Edward Yardeni, chief economist for Deutsche Morgan Grenfell Inc., takes what he describes as an "alarmist" view of the year-2000 problem. He believes there is a 60% chance of global recession caused by the millennial glitch.
In a talk earlier this month to a year-2000 roundtable sponsored by the Bank for International Settlements, he explained his viewpoint. Below are excerpts from that talk.
Let's stop pretending that Y2K isn't a major threat to our way of life. There is too much at stake for such uninformed wishful thinking. Perhaps the time has come to act as though we are preparing for a war. This may seem extreme and unnecessary. However, if we prepare for plausible worst- case Y2K scenarios, then perhaps we can avoid at least some of them.
I do have a Y2K strategic plan to share with you. It is not targeted at fixing the computer problem, but rather on preparing for the inevitable disruptions when the problem is not completely fixed in time.
As representatives of the world's banking and financial community, you are in a position to prepare the public for the upcoming upheaval. You are already doing so in the banking and finance industry. I urge you to use your experience, influence, and power more broadly to influence top policy makes to take bolder measures.
Here is my seven-point plan:
1. year-2000 Alliance. We should draft and sign a resolution insisting that the leaders of the Group of Eight, at their May 15-17 meeting in Birmingham, form a Y2K Global Alliance to coordinate both national and multinational campaigns.
2. Commander in Chief. The alliance could use the expertise of military personnel who should be involved because they have the necessary training and experience for marshaling and mobilizing resources for such a potentially huge global campaign.
3. Military Fail-Safe Systems. Military leaders of the United States, other NATO members, and Russia must jointly assess the risk of an accidental nuclear missile launch or a provocative false alarm. Measures must be taken to thwart terrorists, hackers, and other malevolent opportunists.
4. Securing Infrastructure. Y2K sector alliances should be responsible for the Y2K campaigns in specific global sectors. The top priority must be to secure the supply of electricity worldwide.
5. Change Freeze. Governments should freeze all legislative, regulatory, and information technology changes that might divert resources from the effort to prepare government and business computer systems for the century date change.
6. Mandatory Y2K Holiday. The alliance should consider requiring all nonessential employees to stay home during the first week of January 2000. Financial markets might have to be closed during this period. This holiday would give information technology personnel the opportunity to stress test their systems with a slow reboot, rather than under peak load conditions.
7. Emergency Budget.
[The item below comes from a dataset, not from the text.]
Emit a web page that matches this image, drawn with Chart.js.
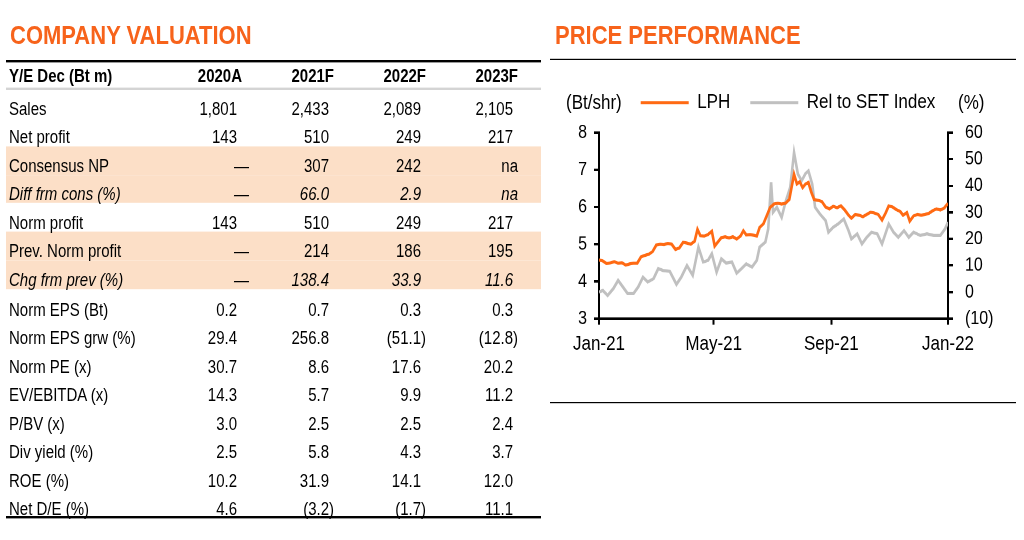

The alliance should require all participants to fund a Y2K emergency budget with an initial minimum balance of $100 billion. The budget should be spent on both last-ditch efforts to repair or replace key computer systems and to implement contingency plans once the weakest links have been identified.
If information is harder to obtain, the amount of commercial and financial transactions, i.e. gross domestic product, we can support will necessarily be reduced. In the United States, it dropped 3.7% from peak to trough during 1973-4. Unfortunately, this might eventually be an overly optimistic outlook. A year-2000 recession is bound to be deflationary. In the United States, a $1 trillion drop in nominal GDP and a $1 trillion loss in stock market capitalization are possible.
Our global and domestic markets for financial securities, commodities, products, and services depend completely on the smooth functioning of the vast IT infrastructure. Information is the lifeblood of our domestic and global markets. If the information flow is severely disrupted by Y2K, then markets will allocate and utilize resources inefficiently.
Why am I so sure that we will fail to have all our systems ready and that the disruptions will be severe enough to cause a major global recession, perhaps even a depression? Fixing and responding to the Y2K problem requires a cooperative and collective approach which is rarely an outcome of the division of labor.
The current Y2K global battle plan is virtually guaranteed to fail. It has these major flaws:
Unorganized. There is no plan, or if there is one, it certainly isn't global or even national.
Unaware. There is no global plan to maximize awareness of Y2K.
Uncontrolled. Each fixing entity independently establishes a triage process. No authority has defined "mission critical."
Unverified. Y2K managers are free to reclassify systems as noncritical.
Unprotected. Information systems may easily be contaminated by data from noncompliant systems.
Untested. Even fixed systems could fail once they are tested in "real time."
Unaccountable. Without a collective approach, some entities will doom noncritical systems that are actually mission critical to some of their dependents.